Niskobudżetowa komedia obyczajowa Dericka Martiniego, którą nakręcono z błogosławieństwem samego Roberta Redforda (scenariusz napisano na warsztatach w Sundance), wykorzystuje wiele autobiograficznych doświadczeń samego reżysera i mówi o nastolatku dorastającym w burzliwym czasie przemian amerykańskiego społeczeństwa.
Kończą się lata 70. XX wieku, ideały hippisów już dawno uleciały z dymem z trawki, dawni buntownicy wzięli się za biznes: jeszcze nie tak dawno długie włosy, teraz konta w banku, nowe domy i realizacja amerykańskiego snu. Jednym z takich ludzi sukcesu jest ojciec 15-letniego Scotta. Sam Scott to wrażliwy nastolatek, typowa szkolna oferma, która służy za worek treningowy kilku inteligentnym inaczej chuliganom, a także… swemu bratu. Świat Scotta nabiera barw, gdy zakochuje się w sąsiadce, Adriannie. Niestety, jego ojciec… wdaje się w romans z jej matką! Romans szybko zostaje wykryty i wybucha skandal.
To jeden z tych bezpretensjonalnych filmów, przy oglądaniu których czujemy się jak podglądacze cudzego życia.

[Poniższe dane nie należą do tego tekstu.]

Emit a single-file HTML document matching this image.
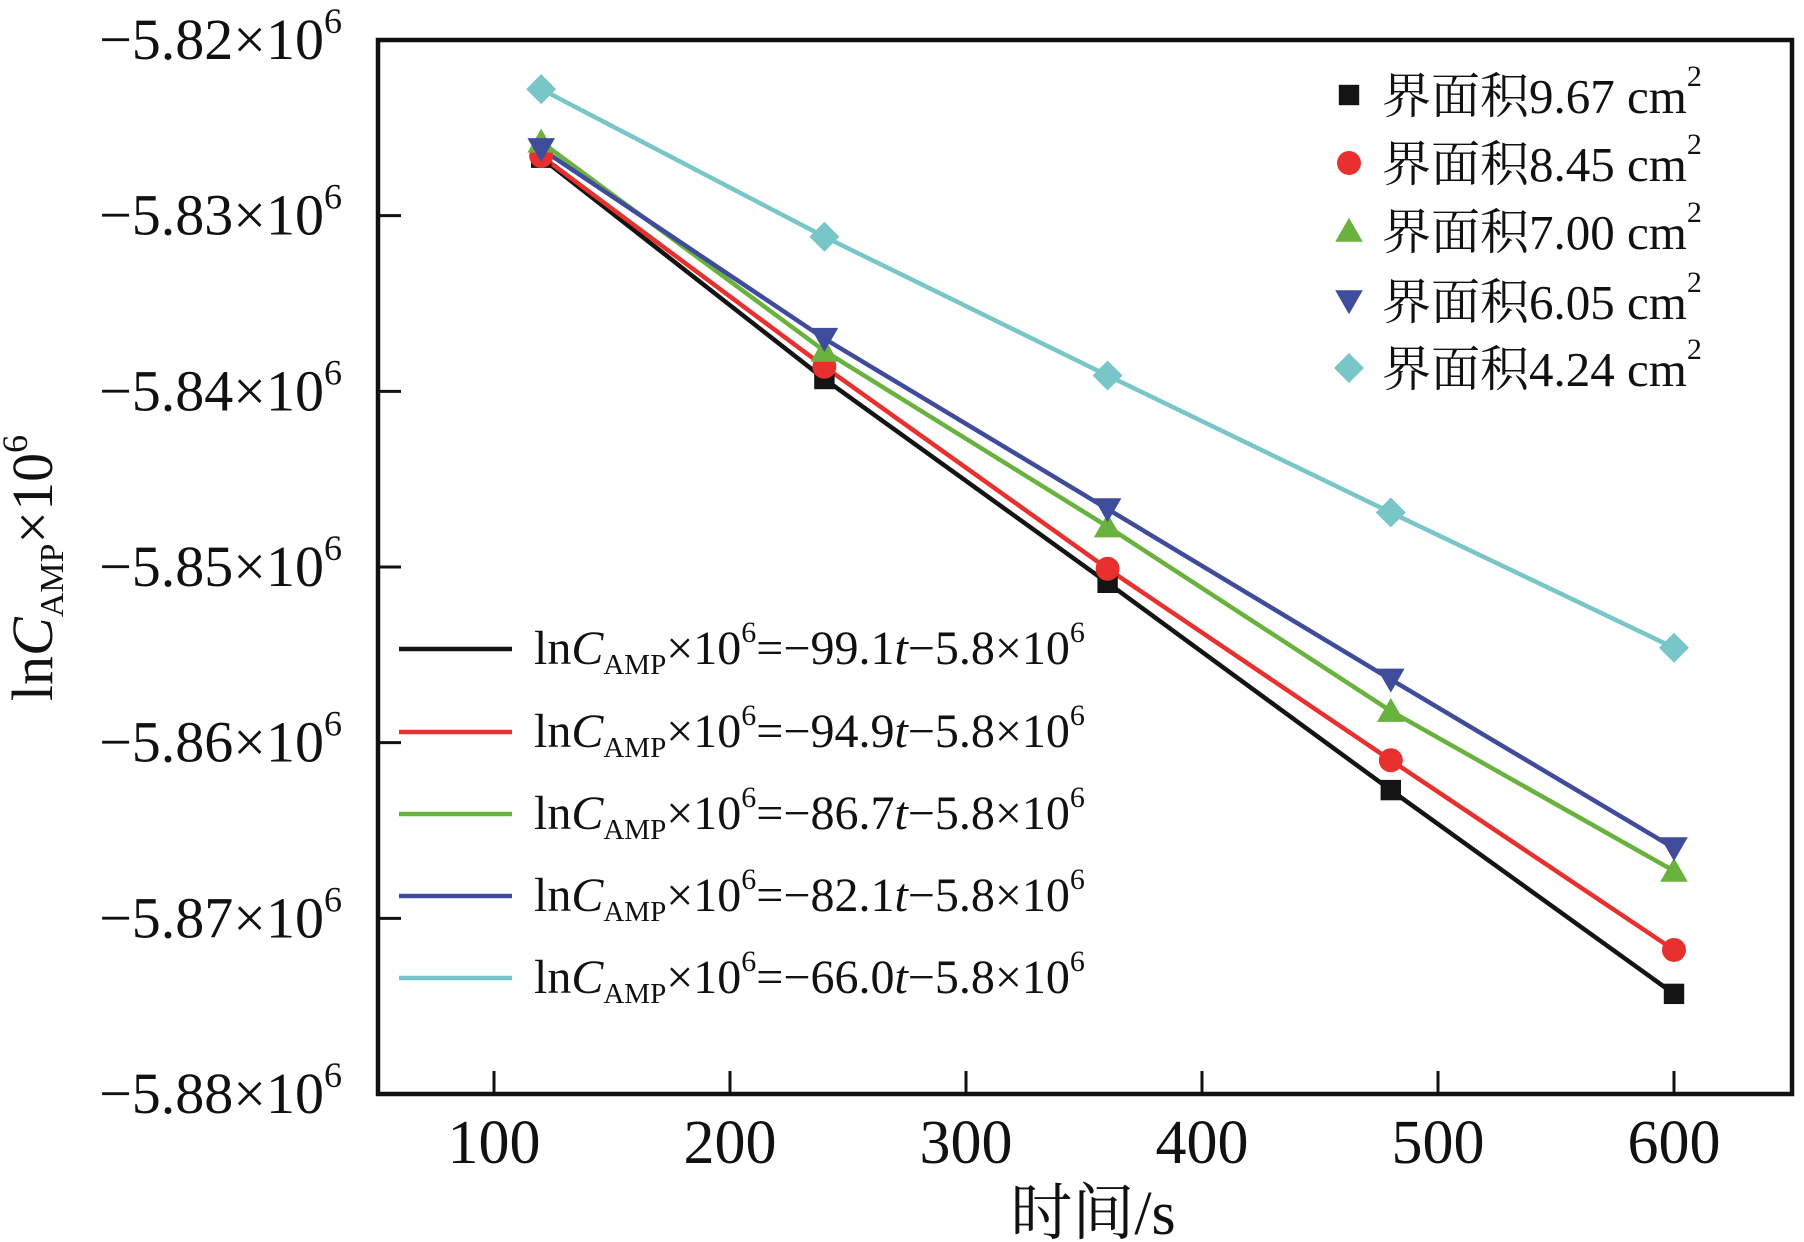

Scenariusz skrzy się od naturalnych, błyskotliwych dialogów, naturalni są aktorzy (duże brawa dla grającego ojca Scotta Aleca Baldwina!), naturalne plenery – żadnej sztuczności, ot, wycinek społeczeństwa pokazany pod lupą. W tle pojawiają się przestrogi przed szczurzym pędem do sukcesu powoli ogarniającym Amerykanów, przed zakłamaniem, rozluźnieniem więzów rodzinnych, a także przed… boreliozą (stąd tytuł – w okolicy panuje plaga kleszczy, na boreliozę cierpi ojciec Adrianny). Skromny, ale naprawdę interesujący film.